WORK TO COMPLETE:
Gather the lines below that include the string "React", copying each in full.

DATA EXCERPT:
[BEGIN]

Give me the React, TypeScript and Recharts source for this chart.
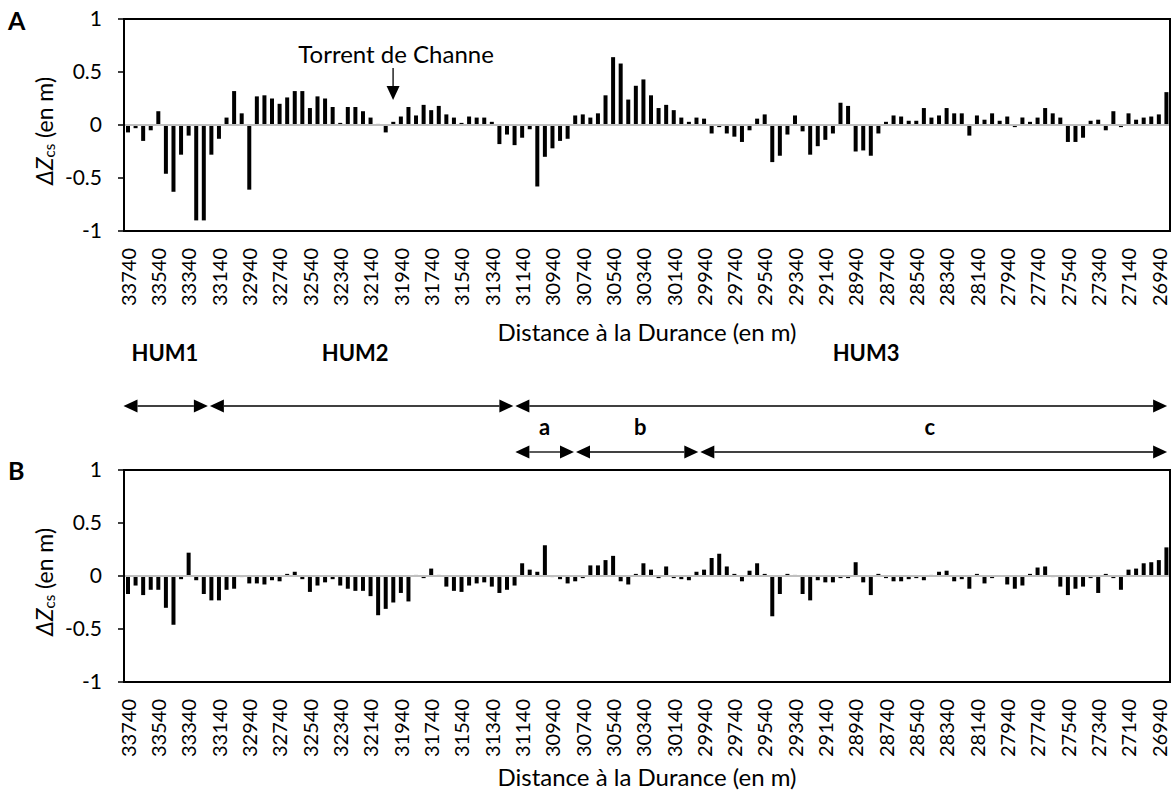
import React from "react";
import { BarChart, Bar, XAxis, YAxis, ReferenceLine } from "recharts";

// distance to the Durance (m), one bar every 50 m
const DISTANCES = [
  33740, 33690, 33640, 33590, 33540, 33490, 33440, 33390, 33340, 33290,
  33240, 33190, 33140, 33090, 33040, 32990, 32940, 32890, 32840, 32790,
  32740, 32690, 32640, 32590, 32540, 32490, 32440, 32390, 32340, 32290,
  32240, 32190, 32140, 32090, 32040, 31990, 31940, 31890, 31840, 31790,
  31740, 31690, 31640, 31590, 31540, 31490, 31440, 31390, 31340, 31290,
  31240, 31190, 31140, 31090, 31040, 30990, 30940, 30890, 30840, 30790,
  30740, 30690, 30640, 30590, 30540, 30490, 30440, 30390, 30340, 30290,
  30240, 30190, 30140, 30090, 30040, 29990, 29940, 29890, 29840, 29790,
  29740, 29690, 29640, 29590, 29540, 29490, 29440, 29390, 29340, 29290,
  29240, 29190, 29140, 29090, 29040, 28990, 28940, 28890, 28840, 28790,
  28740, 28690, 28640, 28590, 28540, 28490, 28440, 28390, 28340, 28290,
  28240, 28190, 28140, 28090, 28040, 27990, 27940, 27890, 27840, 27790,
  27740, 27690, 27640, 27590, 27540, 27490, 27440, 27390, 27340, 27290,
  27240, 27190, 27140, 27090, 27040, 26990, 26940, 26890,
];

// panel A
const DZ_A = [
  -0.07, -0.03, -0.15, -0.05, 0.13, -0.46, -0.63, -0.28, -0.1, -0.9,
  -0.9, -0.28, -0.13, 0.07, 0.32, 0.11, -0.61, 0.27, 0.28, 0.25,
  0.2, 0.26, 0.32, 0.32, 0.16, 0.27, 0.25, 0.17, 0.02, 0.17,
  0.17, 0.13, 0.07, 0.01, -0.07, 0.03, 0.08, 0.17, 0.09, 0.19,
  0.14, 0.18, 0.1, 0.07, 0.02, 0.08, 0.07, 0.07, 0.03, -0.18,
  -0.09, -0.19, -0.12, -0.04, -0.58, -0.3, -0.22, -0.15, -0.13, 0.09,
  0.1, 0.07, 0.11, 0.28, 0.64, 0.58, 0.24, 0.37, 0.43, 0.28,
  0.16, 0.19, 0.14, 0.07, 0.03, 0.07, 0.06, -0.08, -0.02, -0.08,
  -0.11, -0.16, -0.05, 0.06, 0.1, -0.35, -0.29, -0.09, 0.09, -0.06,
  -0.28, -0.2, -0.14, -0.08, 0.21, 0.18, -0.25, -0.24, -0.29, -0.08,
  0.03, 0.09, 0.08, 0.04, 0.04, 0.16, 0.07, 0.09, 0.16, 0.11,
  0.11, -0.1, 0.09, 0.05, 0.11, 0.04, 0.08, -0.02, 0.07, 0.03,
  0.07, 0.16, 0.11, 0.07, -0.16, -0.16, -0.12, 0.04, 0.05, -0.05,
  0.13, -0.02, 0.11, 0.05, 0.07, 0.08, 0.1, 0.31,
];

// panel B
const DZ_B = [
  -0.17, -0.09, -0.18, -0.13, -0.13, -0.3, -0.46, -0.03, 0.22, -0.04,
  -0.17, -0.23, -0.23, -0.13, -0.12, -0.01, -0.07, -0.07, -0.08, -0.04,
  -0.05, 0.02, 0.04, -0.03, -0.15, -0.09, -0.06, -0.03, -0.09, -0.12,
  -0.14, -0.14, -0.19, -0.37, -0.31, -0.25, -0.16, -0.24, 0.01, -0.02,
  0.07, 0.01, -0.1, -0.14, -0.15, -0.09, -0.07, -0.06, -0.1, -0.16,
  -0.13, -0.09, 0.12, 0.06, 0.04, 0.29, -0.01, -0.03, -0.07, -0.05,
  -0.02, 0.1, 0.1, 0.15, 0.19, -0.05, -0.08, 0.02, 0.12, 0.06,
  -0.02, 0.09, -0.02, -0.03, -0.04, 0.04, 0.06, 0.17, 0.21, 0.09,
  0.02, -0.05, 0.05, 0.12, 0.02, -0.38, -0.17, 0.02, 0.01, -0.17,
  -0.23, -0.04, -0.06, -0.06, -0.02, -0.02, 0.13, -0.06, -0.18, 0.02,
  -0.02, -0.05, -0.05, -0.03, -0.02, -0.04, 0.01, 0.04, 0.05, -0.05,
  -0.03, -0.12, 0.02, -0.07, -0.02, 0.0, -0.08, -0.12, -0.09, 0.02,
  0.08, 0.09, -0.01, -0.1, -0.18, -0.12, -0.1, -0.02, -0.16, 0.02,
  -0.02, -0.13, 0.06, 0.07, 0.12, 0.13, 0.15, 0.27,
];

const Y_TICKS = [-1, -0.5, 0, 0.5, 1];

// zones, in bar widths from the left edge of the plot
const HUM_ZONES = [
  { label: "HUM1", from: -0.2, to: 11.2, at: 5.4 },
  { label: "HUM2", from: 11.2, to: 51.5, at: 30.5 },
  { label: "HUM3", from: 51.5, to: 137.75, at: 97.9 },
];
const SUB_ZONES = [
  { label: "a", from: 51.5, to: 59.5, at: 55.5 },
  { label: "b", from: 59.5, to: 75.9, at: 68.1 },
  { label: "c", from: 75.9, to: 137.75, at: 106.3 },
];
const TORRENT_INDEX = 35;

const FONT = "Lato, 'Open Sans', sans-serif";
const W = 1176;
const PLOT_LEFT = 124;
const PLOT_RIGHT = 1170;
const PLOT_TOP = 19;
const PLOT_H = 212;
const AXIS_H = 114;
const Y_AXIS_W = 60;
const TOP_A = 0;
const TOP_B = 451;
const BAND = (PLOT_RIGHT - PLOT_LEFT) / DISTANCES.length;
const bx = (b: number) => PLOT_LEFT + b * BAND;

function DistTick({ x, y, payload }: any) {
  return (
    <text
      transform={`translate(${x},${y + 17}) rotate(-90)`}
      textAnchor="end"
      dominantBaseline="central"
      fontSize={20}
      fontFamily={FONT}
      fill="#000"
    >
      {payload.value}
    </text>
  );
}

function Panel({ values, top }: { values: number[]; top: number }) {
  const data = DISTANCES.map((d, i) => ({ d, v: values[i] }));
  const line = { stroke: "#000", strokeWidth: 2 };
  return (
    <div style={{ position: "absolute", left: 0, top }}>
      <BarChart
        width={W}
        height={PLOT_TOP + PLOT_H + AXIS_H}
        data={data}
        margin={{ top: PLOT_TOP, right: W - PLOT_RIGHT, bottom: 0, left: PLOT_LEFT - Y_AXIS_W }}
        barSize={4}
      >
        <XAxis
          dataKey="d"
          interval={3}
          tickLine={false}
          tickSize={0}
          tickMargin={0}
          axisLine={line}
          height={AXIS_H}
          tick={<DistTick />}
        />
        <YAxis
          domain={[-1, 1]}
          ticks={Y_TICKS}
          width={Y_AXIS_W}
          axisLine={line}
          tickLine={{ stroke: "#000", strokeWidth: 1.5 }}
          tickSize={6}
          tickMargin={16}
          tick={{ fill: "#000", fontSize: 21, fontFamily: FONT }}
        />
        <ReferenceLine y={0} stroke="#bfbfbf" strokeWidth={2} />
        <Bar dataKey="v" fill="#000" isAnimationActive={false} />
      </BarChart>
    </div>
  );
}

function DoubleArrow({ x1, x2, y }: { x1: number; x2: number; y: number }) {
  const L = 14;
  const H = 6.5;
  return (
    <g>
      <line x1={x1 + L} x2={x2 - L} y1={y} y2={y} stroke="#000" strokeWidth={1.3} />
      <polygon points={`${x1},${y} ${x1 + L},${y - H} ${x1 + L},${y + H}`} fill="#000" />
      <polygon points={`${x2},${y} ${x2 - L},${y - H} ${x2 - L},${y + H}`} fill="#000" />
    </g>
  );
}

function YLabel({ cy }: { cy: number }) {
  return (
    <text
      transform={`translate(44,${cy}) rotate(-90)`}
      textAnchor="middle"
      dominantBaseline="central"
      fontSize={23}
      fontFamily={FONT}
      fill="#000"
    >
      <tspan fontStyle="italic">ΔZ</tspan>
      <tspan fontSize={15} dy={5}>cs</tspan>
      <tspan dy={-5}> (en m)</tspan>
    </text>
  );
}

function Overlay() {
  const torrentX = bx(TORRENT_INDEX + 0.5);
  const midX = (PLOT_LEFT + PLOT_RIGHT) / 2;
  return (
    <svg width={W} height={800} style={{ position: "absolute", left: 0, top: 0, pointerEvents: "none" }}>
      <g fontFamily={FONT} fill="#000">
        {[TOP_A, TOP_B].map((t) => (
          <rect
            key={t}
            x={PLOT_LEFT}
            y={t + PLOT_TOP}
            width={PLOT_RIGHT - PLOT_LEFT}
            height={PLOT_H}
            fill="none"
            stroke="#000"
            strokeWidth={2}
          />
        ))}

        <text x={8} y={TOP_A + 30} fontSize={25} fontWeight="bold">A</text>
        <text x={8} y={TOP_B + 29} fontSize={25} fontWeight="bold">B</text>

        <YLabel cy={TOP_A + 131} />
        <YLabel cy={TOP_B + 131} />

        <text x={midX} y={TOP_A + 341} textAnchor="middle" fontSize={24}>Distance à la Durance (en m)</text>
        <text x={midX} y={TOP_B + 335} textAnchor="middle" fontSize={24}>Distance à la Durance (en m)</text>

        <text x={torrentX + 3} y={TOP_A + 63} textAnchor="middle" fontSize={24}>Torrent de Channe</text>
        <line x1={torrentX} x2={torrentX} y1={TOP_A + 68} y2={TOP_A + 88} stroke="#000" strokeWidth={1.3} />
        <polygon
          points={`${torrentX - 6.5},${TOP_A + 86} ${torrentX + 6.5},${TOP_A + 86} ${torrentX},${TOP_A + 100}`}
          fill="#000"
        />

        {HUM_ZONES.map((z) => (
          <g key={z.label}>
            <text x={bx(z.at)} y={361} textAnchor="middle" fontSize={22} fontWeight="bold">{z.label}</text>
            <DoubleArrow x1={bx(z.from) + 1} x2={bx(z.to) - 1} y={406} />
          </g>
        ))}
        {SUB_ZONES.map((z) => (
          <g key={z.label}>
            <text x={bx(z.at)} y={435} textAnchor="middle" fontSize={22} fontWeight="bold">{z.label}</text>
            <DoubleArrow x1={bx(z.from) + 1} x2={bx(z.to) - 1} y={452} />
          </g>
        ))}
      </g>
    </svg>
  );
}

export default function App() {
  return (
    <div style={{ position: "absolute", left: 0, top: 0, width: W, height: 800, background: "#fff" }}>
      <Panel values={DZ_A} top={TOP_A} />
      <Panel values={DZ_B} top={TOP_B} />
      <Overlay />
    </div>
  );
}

[END]

WRITTEN RESPONSE:
Give me the React, TypeScript and Recharts source for this chart.
import React from "react";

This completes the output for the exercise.